_EXERCISE AIM_
Print exactly the lines from the first one down to the line containing "(conv) at (130,392)", both ends included, with no pictures and nothing else.

►

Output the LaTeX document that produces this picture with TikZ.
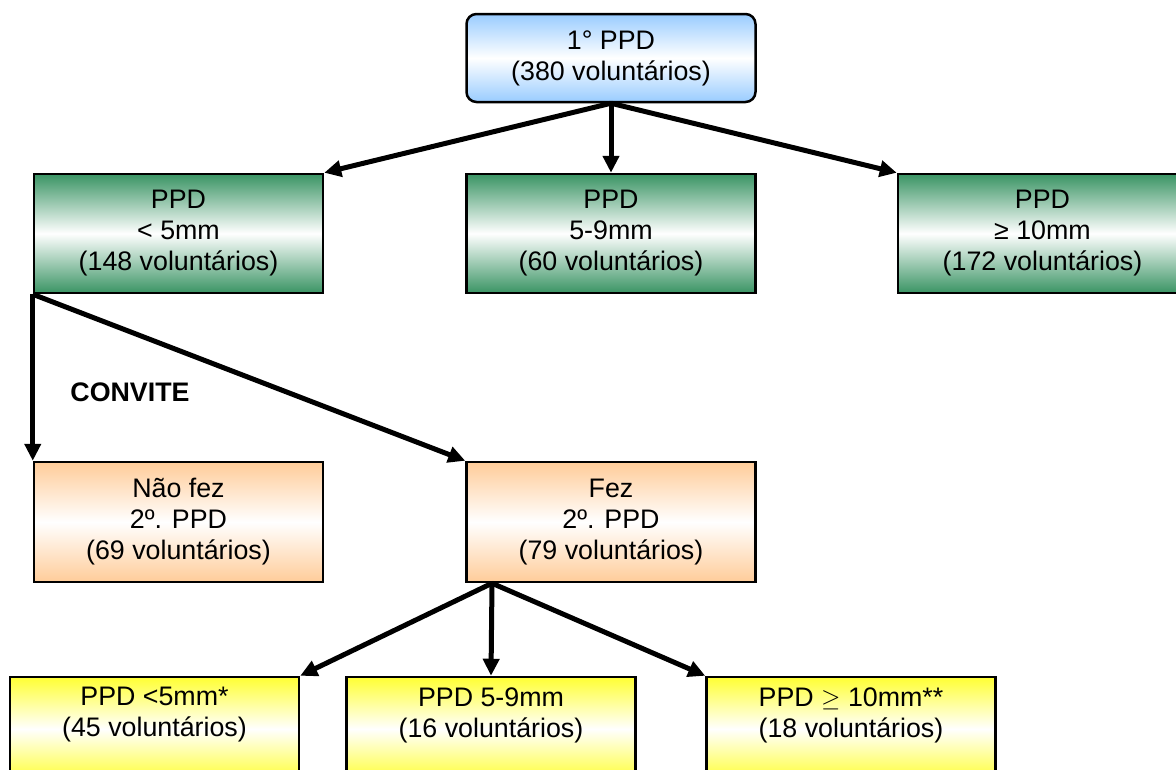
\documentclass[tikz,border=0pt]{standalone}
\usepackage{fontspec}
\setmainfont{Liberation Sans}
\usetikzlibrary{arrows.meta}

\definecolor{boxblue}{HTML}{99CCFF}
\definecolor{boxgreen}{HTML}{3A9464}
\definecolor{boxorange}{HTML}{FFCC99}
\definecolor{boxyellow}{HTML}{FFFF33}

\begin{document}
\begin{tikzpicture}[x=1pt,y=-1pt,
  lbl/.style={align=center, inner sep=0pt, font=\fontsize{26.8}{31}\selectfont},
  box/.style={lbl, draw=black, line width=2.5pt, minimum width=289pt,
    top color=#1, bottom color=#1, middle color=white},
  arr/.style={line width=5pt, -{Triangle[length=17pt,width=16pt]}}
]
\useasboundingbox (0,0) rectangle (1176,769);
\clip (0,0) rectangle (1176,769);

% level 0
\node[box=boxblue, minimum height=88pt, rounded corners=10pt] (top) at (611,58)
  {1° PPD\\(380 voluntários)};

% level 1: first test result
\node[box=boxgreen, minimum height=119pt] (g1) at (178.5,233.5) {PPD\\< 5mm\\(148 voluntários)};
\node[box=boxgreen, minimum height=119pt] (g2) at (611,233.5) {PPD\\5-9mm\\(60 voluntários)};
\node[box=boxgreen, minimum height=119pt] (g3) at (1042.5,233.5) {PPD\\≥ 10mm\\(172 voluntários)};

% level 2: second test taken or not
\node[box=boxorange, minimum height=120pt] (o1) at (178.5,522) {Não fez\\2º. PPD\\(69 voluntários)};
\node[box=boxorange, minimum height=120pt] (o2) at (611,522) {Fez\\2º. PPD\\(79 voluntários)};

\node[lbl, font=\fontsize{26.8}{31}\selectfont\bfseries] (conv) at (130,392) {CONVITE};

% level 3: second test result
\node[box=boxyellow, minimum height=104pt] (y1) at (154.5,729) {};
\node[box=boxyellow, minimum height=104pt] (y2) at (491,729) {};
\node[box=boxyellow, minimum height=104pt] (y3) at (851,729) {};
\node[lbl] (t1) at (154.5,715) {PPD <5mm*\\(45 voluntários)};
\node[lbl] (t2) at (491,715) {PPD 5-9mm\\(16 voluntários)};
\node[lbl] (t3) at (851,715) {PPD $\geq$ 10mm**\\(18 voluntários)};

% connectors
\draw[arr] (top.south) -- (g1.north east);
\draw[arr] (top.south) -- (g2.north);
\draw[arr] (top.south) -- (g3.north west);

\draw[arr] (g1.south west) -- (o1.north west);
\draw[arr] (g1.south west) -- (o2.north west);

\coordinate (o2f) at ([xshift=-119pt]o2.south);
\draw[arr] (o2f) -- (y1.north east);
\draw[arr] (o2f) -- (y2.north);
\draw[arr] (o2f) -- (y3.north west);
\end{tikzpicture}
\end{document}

◄

_ANSWER TO THE PROBLEM_
Output the LaTeX document that produces this picture with TikZ.
\documentclass[tikz,border=0pt]{standalone}
\usepackage{fontspec}
\setmainfont{Liberation Sans}
\usetikzlibrary{arrows.meta}

\definecolor{boxblue}{HTML}{99CCFF}
\definecolor{boxgreen}{HTML}{3A9464}
\definecolor{boxorange}{HTML}{FFCC99}
\definecolor{boxyellow}{HTML}{FFFF33}

\begin{document}
\begin{tikzpicture}[x=1pt,y=-1pt,
  lbl/.style={align=center, inner sep=0pt, font=\fontsize{26.8}{31}\selectfont},
  box/.style={lbl, draw=black, line width=2.5pt, minimum width=289pt,
    top color=#1, bottom color=#1, middle color=white},
  arr/.style={line width=5pt, -{Triangle[length=17pt,width=16pt]}}
]
\useasboundingbox (0,0) rectangle (1176,769);
\clip (0,0) rectangle (1176,769);

% level 0
\node[box=boxblue, minimum height=88pt, rounded corners=10pt] (top) at (611,58)
  {1° PPD\\(380 voluntários)};

% level 1: first test result
\node[box=boxgreen, minimum height=119pt] (g1) at (178.5,233.5) {PPD\\< 5mm\\(148 voluntários)};
\node[box=boxgreen, minimum height=119pt] (g2) at (611,233.5) {PPD\\5-9mm\\(60 voluntários)};
\node[box=boxgreen, minimum height=119pt] (g3) at (1042.5,233.5) {PPD\\≥ 10mm\\(172 voluntários)};

% level 2: second test taken or not
\node[box=boxorange, minimum height=120pt] (o1) at (178.5,522) {Não fez\\2º. PPD\\(69 voluntários)};
\node[box=boxorange, minimum height=120pt] (o2) at (611,522) {Fez\\2º. PPD\\(79 voluntários)};

\node[lbl, font=\fontsize{26.8}{31}\selectfont\bfseries] (conv) at (130,392) {CONVITE};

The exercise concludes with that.